Repeat exactly the lines from the start of the material below up to and including the "name = '신신제약'" line.

**Dataset extract**
##########
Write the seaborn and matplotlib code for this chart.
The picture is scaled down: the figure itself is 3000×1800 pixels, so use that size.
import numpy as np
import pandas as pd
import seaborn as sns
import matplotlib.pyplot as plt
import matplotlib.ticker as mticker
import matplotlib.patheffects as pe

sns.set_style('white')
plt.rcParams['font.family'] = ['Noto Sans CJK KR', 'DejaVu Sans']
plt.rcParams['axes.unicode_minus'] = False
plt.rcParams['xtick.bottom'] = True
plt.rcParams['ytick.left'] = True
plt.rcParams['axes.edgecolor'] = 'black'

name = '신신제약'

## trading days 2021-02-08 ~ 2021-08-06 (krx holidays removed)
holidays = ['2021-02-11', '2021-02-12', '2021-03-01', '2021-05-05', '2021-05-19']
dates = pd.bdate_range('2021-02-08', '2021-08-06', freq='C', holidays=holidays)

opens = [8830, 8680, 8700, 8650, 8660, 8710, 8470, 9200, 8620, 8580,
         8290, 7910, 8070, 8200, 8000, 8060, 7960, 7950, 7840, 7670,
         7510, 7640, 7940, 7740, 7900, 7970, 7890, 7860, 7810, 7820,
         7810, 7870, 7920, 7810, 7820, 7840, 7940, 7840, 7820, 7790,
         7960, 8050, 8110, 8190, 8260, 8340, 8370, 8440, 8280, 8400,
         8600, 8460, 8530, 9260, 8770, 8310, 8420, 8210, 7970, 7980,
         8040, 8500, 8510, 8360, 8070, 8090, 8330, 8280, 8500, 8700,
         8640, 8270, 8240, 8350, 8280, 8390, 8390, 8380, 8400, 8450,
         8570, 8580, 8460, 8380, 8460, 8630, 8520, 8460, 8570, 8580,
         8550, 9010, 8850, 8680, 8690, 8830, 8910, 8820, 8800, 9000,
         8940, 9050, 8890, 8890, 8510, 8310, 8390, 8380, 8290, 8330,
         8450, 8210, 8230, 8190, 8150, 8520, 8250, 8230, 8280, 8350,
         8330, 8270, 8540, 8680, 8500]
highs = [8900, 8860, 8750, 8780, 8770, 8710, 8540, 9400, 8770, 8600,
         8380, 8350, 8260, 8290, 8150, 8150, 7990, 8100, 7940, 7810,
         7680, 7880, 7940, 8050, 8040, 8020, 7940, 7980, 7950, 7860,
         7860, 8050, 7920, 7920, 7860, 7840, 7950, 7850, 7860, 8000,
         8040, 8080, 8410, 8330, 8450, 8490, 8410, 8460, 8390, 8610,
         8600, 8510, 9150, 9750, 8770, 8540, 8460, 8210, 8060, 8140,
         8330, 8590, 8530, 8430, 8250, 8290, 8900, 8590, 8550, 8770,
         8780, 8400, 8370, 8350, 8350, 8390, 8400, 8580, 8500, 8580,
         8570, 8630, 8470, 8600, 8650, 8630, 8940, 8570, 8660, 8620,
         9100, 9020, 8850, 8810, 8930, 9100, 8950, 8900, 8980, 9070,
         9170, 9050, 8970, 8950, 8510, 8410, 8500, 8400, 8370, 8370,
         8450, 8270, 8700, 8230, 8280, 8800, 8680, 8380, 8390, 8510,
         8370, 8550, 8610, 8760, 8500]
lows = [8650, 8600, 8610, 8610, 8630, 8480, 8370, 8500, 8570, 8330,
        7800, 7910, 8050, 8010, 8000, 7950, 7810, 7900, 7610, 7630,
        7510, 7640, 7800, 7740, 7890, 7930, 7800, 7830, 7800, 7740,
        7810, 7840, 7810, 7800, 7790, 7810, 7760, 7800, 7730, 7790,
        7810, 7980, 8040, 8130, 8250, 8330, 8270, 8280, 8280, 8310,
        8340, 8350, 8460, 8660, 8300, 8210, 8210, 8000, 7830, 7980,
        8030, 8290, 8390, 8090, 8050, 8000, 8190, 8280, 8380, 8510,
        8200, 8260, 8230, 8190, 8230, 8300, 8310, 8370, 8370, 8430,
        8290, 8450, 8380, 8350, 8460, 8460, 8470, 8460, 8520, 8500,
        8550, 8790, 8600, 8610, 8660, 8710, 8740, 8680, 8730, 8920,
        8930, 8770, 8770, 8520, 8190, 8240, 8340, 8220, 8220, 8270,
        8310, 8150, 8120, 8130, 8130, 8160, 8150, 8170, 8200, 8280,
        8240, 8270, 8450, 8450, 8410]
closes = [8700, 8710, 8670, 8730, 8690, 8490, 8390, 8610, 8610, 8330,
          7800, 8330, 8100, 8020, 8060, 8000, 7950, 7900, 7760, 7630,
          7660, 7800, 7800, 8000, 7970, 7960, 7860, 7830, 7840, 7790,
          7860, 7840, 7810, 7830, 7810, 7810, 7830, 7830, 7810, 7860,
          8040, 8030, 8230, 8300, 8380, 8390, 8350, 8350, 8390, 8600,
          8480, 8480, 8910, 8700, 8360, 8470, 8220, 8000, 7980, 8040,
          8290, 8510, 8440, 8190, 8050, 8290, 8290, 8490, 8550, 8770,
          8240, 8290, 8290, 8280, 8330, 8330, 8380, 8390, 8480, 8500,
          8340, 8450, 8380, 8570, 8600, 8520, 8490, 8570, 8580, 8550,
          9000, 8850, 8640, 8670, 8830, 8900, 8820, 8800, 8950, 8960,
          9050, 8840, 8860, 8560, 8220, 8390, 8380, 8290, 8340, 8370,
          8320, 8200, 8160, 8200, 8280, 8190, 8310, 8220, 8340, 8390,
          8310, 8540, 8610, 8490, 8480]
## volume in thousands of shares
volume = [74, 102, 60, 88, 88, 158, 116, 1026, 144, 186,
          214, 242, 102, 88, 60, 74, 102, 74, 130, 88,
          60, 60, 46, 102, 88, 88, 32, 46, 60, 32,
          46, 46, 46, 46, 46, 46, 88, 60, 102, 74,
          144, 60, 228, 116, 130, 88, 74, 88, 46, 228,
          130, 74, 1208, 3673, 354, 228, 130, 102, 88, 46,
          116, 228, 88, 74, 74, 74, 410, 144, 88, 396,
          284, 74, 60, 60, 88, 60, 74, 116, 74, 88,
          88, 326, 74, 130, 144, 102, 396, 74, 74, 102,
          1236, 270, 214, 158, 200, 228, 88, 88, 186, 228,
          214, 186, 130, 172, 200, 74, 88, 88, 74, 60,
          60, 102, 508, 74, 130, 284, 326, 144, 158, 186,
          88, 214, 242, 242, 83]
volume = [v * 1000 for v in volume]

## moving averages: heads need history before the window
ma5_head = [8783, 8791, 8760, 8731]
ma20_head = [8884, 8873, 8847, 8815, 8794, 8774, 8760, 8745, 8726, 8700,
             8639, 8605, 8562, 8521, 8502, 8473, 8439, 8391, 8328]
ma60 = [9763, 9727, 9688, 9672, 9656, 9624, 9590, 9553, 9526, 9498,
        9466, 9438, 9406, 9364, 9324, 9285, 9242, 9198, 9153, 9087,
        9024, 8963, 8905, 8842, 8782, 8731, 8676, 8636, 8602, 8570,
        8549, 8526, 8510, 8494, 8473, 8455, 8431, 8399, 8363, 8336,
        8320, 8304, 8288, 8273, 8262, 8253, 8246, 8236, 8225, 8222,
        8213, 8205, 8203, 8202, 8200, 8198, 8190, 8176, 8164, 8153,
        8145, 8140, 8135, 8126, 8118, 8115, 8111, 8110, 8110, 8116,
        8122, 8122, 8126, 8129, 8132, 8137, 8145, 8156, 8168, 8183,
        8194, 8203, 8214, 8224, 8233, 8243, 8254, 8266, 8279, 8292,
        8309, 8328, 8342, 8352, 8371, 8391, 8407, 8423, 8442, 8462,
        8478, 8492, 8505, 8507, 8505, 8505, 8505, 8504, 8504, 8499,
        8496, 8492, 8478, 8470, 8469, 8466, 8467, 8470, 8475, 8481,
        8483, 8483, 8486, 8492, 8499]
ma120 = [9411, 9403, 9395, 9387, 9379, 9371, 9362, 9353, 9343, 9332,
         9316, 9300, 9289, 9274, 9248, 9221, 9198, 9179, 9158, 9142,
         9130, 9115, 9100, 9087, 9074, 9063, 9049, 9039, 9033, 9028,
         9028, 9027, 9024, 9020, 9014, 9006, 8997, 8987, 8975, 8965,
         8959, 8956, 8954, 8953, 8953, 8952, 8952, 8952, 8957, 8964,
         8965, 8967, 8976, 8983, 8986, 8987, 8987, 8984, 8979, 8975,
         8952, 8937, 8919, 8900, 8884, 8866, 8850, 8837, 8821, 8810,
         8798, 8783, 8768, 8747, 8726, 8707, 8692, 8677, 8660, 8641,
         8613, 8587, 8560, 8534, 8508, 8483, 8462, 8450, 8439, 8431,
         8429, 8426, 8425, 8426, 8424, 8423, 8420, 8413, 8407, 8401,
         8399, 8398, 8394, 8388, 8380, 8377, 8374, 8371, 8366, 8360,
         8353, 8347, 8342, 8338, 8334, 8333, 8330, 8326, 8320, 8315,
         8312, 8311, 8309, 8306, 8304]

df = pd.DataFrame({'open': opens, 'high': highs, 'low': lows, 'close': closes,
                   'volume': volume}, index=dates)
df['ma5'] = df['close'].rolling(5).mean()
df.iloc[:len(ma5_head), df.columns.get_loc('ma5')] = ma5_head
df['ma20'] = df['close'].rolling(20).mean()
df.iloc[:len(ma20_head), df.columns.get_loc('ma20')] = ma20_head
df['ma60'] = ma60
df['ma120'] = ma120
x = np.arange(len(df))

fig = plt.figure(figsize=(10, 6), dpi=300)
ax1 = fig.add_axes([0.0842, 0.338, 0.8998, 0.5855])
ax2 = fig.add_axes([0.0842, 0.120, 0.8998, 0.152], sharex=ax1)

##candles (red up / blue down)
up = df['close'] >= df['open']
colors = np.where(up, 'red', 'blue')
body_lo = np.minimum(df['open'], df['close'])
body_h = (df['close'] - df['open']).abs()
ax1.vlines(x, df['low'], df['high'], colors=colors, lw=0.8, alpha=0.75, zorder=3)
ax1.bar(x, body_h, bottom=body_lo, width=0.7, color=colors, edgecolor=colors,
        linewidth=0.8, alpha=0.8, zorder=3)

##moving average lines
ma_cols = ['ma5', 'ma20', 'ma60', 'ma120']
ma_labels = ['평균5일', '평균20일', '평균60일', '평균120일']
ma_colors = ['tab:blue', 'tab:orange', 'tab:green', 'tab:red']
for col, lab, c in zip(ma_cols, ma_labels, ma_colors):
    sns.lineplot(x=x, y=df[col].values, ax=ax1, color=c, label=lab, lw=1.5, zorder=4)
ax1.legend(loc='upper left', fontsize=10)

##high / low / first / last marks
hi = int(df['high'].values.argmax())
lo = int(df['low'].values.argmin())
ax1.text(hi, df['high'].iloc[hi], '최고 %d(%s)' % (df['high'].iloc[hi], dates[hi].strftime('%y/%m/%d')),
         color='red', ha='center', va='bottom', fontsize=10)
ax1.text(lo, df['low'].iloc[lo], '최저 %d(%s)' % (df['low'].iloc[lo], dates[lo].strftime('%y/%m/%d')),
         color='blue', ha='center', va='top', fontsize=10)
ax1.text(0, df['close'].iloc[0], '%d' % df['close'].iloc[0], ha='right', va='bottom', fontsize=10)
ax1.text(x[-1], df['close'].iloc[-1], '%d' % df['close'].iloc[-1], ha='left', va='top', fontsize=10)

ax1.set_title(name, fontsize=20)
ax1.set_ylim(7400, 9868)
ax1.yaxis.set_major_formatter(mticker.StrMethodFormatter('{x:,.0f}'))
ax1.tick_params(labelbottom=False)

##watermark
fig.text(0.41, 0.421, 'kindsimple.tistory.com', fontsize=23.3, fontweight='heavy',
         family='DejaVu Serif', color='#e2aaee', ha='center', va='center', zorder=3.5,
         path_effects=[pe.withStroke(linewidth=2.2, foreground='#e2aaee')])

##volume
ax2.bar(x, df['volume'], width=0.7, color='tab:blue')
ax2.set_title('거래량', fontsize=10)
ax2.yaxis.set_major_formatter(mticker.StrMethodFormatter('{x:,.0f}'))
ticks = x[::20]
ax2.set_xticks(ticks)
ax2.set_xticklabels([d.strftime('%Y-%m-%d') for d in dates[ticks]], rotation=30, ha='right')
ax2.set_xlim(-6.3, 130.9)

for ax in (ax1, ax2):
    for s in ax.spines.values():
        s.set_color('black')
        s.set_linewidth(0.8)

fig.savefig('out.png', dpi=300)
##########
**Solution to this task**
Write the seaborn and matplotlib code for this chart.
The picture is scaled down: the figure itself is 3000×1800 pixels, so use that size.
import numpy as np
import pandas as pd
import seaborn as sns
import matplotlib.pyplot as plt
import matplotlib.ticker as mticker
import matplotlib.patheffects as pe

sns.set_style('white')
plt.rcParams['font.family'] = ['Noto Sans CJK KR', 'DejaVu Sans']
plt.rcParams['axes.unicode_minus'] = False
plt.rcParams['xtick.bottom'] = True
plt.rcParams['ytick.left'] = True
plt.rcParams['axes.edgecolor'] = 'black'

name = '신신제약'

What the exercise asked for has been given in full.